* Data extract:
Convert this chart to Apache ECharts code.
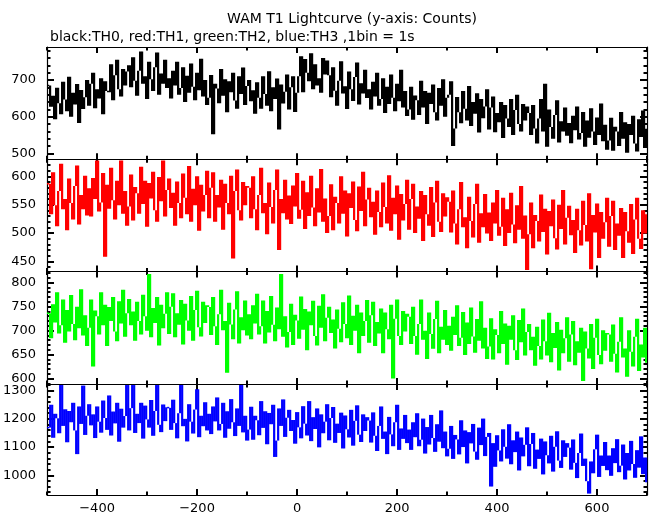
<!DOCTYPE html>
<html><head><meta charset="utf-8">
<script src="https://cdn.jsdelivr.net/npm/echarts@6/dist/echarts.min.js"></script>
<style>html,body{margin:0;padding:0;background:#fff}#c{width:652px;height:515px}</style>
</head><body><div id="c"></div>
<script>
// plotted bins: start -500 s, 4 s per plotted bin (300 bins)
const binStart = -500, binWidth = 4;

const th0 = [
685,627,657,593,679,637,607,695,647,615,709,600,665,633,689,583,673,621,653,700,
630,690,720,623,675,650,705,607,697,670,667,743,645,713,755,675,655,730,685,723,
740,680,762,698,657,725,778,690,710,648,750,702,670,735,775,660,718,690,755,678,
705,650,725,685,750,660,678,735,640,712,665,745,682,645,720,672,758,655,700,632,
652,714,552,690,677,637,730,657,702,612,697,667,720,644,622,710,662,734,632,684,
700,642,672,608,694,652,622,710,662,630,724,615,680,648,704,565,688,636,668,715,
620,680,710,613,665,710,765,667,757,720,697,773,675,743,685,705,665,760,715,753,
713,653,735,671,630,698,751,663,683,621,723,675,643,708,748,633,691,663,728,651,
675,620,695,655,720,630,648,705,610,682,635,715,652,615,690,642,728,625,670,602,
620,682,592,658,645,605,698,625,670,580,665,635,688,612,590,678,630,702,600,652,
660,697,520,568,654,612,582,670,622,590,684,575,640,608,664,557,648,596,628,675,
565,625,655,558,610,585,640,542,632,595,572,648,550,618,660,580,560,635,590,628,
610,550,632,568,527,595,648,560,690,518,620,572,540,605,645,530,588,560,625,548,
583,528,603,563,628,538,556,613,518,590,543,623,560,523,598,550,636,533,578,510,
535,597,507,573,560,520,613,540,585,502,580,550,603,527,505,593,545,617,515,567
];
const th1 = [
587,533,607,549,512,574,622,542,560,505,596,553,524,583,619,515,567,542,601,531,
579,529,597,560,628,538,554,606,458,585,543,615,558,524,592,549,628,534,574,513,
547,603,522,581,570,534,617,551,592,511,588,561,608,540,520,599,556,628,529,576,
596,544,571,513,591,553,526,605,562,533,618,520,578,549,600,504,585,538,567,610,
526,580,607,520,567,545,594,506,587,553,533,601,455,574,612,540,522,590,549,583,
580,526,600,542,505,567,615,535,553,498,589,546,517,576,612,470,560,535,594,524,
566,516,584,547,606,525,541,592,507,572,530,601,545,512,579,536,613,520,561,500,
530,586,505,564,553,517,600,534,575,494,570,544,591,523,503,582,539,608,512,559,
580,528,555,497,575,537,510,589,546,517,602,504,562,533,584,488,569,522,551,594,
506,560,587,500,547,525,574,486,567,533,513,581,493,554,592,520,502,570,529,563,
555,501,575,517,480,542,590,510,528,473,564,521,492,551,587,483,535,510,569,499,
536,486,554,517,576,495,511,562,477,542,500,571,515,482,549,506,583,490,531,435,
498,554,473,532,521,485,568,502,543,462,539,512,559,491,471,550,507,576,480,527,
548,496,523,465,543,505,478,557,514,485,570,436,532,501,552,456,537,490,519,562,
476,530,557,470,517,495,544,456,537,503,483,551,463,524,562,490,472,540,499,533
];
const th2 = [
736,684,755,717,780,694,711,765,675,743,698,774,714,680,750,705,786,690,732,668,
706,765,625,742,730,692,780,711,754,668,749,720,770,698,678,761,715,785,687,736,
766,711,740,679,760,720,692,775,730,700,818,686,747,716,770,669,754,705,735,780,
693,750,778,686,736,712,764,671,756,721,700,772,679,743,783,707,688,760,716,753,
749,691,770,709,670,734,785,701,720,612,758,713,682,744,782,673,728,701,763,690,
734,682,753,715,777,692,709,763,673,741,696,772,712,678,748,703,818,687,730,665,
697,756,670,733,721,683,771,702,745,659,740,711,762,689,669,752,706,776,678,727,
750,695,723,663,744,704,676,759,714,684,773,670,731,700,754,653,738,689,720,764,
675,732,760,668,718,694,746,653,738,703,682,754,600,725,765,689,670,741,698,735,
729,672,750,689,650,714,765,681,700,641,738,693,662,724,762,653,708,681,743,670,
710,658,729,691,753,668,685,739,649,717,672,748,688,654,724,679,761,663,706,641,
667,726,640,703,691,653,741,672,715,629,710,681,732,659,639,722,676,746,648,697,
714,659,687,627,708,668,640,723,678,648,737,634,695,664,718,617,702,653,684,728,
635,692,720,628,678,654,706,595,698,663,642,714,620,685,725,649,630,701,658,695,
692,635,713,652,613,677,728,644,663,604,701,656,625,687,725,616,671,644,706,633
];
const th3 = [
1169,1250,1133,1218,1202,1149,1320,1175,1234,1117,1228,1188,1257,1159,1075,1244,1182,1318,1143,1211,
1252,1177,1216,1132,1244,1190,1151,1265,1203,1161,1283,1141,1226,1184,1257,1119,1236,1169,1210,1320,
1159,1238,1320,1150,1218,1185,1257,1130,1247,1198,1169,1267,1140,1228,1320,1179,1153,1251,1192,1241,
1239,1161,1268,1185,1131,1220,1320,1174,1200,1120,1252,1190,1148,1233,1305,1135,1211,1174,1259,1159,
1218,1146,1244,1191,1276,1159,1182,1257,1133,1227,1165,1270,1188,1139,1237,1175,1320,1152,1211,1123,
1162,1243,1126,1211,1195,1142,1263,1168,1227,1110,1221,1181,1250,1065,1123,1237,1175,1269,1136,1204,
1232,1157,1196,1112,1224,1170,1131,1245,1183,1141,1263,1121,1206,1164,1237,1099,1216,1149,1190,1252,
1124,1203,1242,1115,1183,1150,1222,1095,1212,1163,1134,1232,1105,1193,1248,1144,1118,1216,1157,1206,
1194,1116,1223,1140,1086,1175,1244,1129,1155,1075,1207,1145,1103,1188,1250,1090,1166,1129,1214,1114,
1162,1090,1188,1135,1220,1103,1126,1201,1077,1171,1109,1214,1132,1083,1181,1119,1230,1096,1155,1067,
1094,1175,1058,1143,1127,1074,1195,1100,1159,1042,1153,1113,1182,1084,1055,1169,1107,1201,1068,1136,
1150,960,1114,1030,1142,1088,1049,1163,1101,1059,1181,1039,1124,1082,1155,1017,1134,1067,1108,1170,
1032,1111,1150,1023,1091,1058,1130,1003,1120,1071,1042,1140,1013,1101,1156,1052,1026,1124,1065,1114,
1098,1020,1127,1044,990,1079,1148,1033,1059,979,935,1049,1007,1092,1144,994,1070,1033,1118,1018,
1070,998,1096,1043,1128,1011,1034,1109,985,1079,1017,1122,1040,991,1089,1027,1138,1004,1063,975
];

const xMajorTicks = [-400,-200,0,200,400,600];
const xMinorTicks = [-500,-300,-100,100,300,500,700];
const yMajorTicks = [
  [500,600,700],
  [450,500,550,600],
  [600,650,700,750,800],
  [1000,1100,1200,1300]
];
const yMinorTicks = [
  [500,520,540,560,580,600,620,640,660,680,700,720,740,760,780],
  [440,450,460,470,480,490,500,510,520,530,540,550,560,570,580,590,600,610,620],
  [590,600,610,620,630,640,650,660,670,680,690,700,710,720,730,740,750,760,770,780,790,800,810,820],
  [940,960,980,1000,1020,1040,1060,1080,1100,1120,1140,1160,1180,1200,1220,1240,1260,1280,1300,1320]
];
const yRanges = [[484,790],[432,630],[589,823],[930,1324]];
const seriesNames = ['TH0','TH1','TH2','TH3'];
const seriesColors = ['#000000','#ff0000','#00ff00','#0000ff'];
const titleText = 'WAM T1 Lightcurve (y-axis: Counts)';
const subtitleText = 'black:TH0, red:TH1, green:TH2, blue:TH3 ,1bin = 1s';

const panels = [th0, th1, th2, th3];
const times = th0.map((_, i) => binStart + i * binWidth);

const FONT = 'DejaVu Sans';
const grids = [], xAxes = [], yAxes = [], series = [];
const top0 = 47, ph = 112.3;
const ticks = (vals, len) => ({show:true, inside:true, length:len, customValues:vals, lineStyle:{color:'#000', width:2}});
const lineOn = {show:true, onZero:false, lineStyle:{color:'#000', width:1.2}};
const lineOff = {show:false, onZero:false};

// histogram-style step: each bin draws the riser from the previous count to its own count
function makeRender(color) {
  return function (params, api) {
    const t = api.value(0), v = api.value(1), pv = api.value(2);
    const hi = Math.max(v, pv), lo = Math.min(v, pv);
    const a = api.coord([t, hi]);
    const b = api.coord([t + binWidth, lo]);
    let h = b[1] - a[1];
    let y = a[1];
    if (h < 1.5) { y -= (1.5 - h) / 2; h = 1.5; }
    return {
      type: 'rect',
      shape: { x: a[0], y: y, width: (b[0] - a[0]) + 0.2, height: h },
      style: { fill: color }
    };
  };
}

panels.forEach((vals, i) => {
  grids.push({left:47, width:600, top: top0 + i*ph, height: ph});
  const xb = {type:'value', gridIndex:i, min:-500, max:700, splitLine:{show:false}, axisLabel:{show:false}};
  xAxes.push(Object.assign({}, xb, {position:'bottom', axisLine:lineOn, axisTick: ticks(xMajorTicks, 6),
    axisLabel: i === 3 ? {show:true, customValues:xMajorTicks, color:'#000', fontFamily:FONT, fontSize:13, margin:7,
      formatter: v => String(v).replace('-', '\u2212')} : {show:false}}));
  xAxes.push(Object.assign({}, xb, {position:'bottom', axisLine:lineOff, axisTick: ticks(xMinorTicks, 3.5)}));
  xAxes.push(Object.assign({}, xb, {position:'top', axisLine:lineOn, axisTick: ticks(xMajorTicks, 6)}));
  xAxes.push(Object.assign({}, xb, {position:'top', axisLine:lineOff, axisTick: ticks(xMinorTicks, 3.5)}));

  const yb = {type:'value', gridIndex:i, min:yRanges[i][0], max:yRanges[i][1], splitLine:{show:false}, axisLabel:{show:false}};
  yAxes.push(Object.assign({}, yb, {position:'left', axisLine:lineOn, axisTick: ticks(yMajorTicks[i], 7),
    axisLabel:{show:true, customValues:yMajorTicks[i], color:'#000', fontFamily:FONT, fontSize:13, margin:11,
      formatter: v => String(v)}}));
  yAxes.push(Object.assign({}, yb, {position:'left', axisLine:lineOff, axisTick: ticks(yMinorTicks[i], 3.5)}));
  yAxes.push(Object.assign({}, yb, {position:'right', axisLine:lineOn, axisTick: ticks(yMajorTicks[i], 7)}));
  yAxes.push(Object.assign({}, yb, {position:'right', axisLine:lineOff, axisTick: ticks(yMinorTicks[i], 3.5)}));

  series.push({
    name: seriesNames[i], type:'custom', xAxisIndex: i*4, yAxisIndex: i*4,
    data: times.map((t, k) => [t, vals[k], k > 0 ? vals[k-1] : vals[k]]),
    encode: {x: 0, y: [1, 2]},
    renderItem: makeRender(seriesColors[i]),
    clip: true, silent: true, z: 1
  });
});

const chart = echarts.init(document.getElementById('c'), null, {renderer:'canvas'});
chart.setOption({
  animation:false,
  backgroundColor:'#ffffff',
  title:[
    {text: titleText, left: 347, top: 7, textAlign:'center',
      textStyle:{fontFamily:FONT, fontSize:14, fontWeight:'normal', color:'#000'}},
    {text: subtitleText, left: 45, top: 25,
      textStyle:{fontFamily:FONT, fontSize:14, fontWeight:'normal', color:'#000'}}
  ],
  grid: grids, xAxis: xAxes, yAxis: yAxes, series: series
});
</script></body></html>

* Stated goal:
Leave out the pictures. Transcribe only the lines above, from the first through the one that contains "const binStart = -500, binWidth = 4;".

* Output for this exercise:
Convert this chart to Apache ECharts code.
<!DOCTYPE html>
<html><head><meta charset="utf-8">
<script src="https://cdn.jsdelivr.net/npm/echarts@6/dist/echarts.min.js"></script>
<style>html,body{margin:0;padding:0;background:#fff}#c{width:652px;height:515px}</style>
</head><body><div id="c"></div>
<script>
// plotted bins: start -500 s, 4 s per plotted bin (300 bins)
const binStart = -500, binWidth = 4;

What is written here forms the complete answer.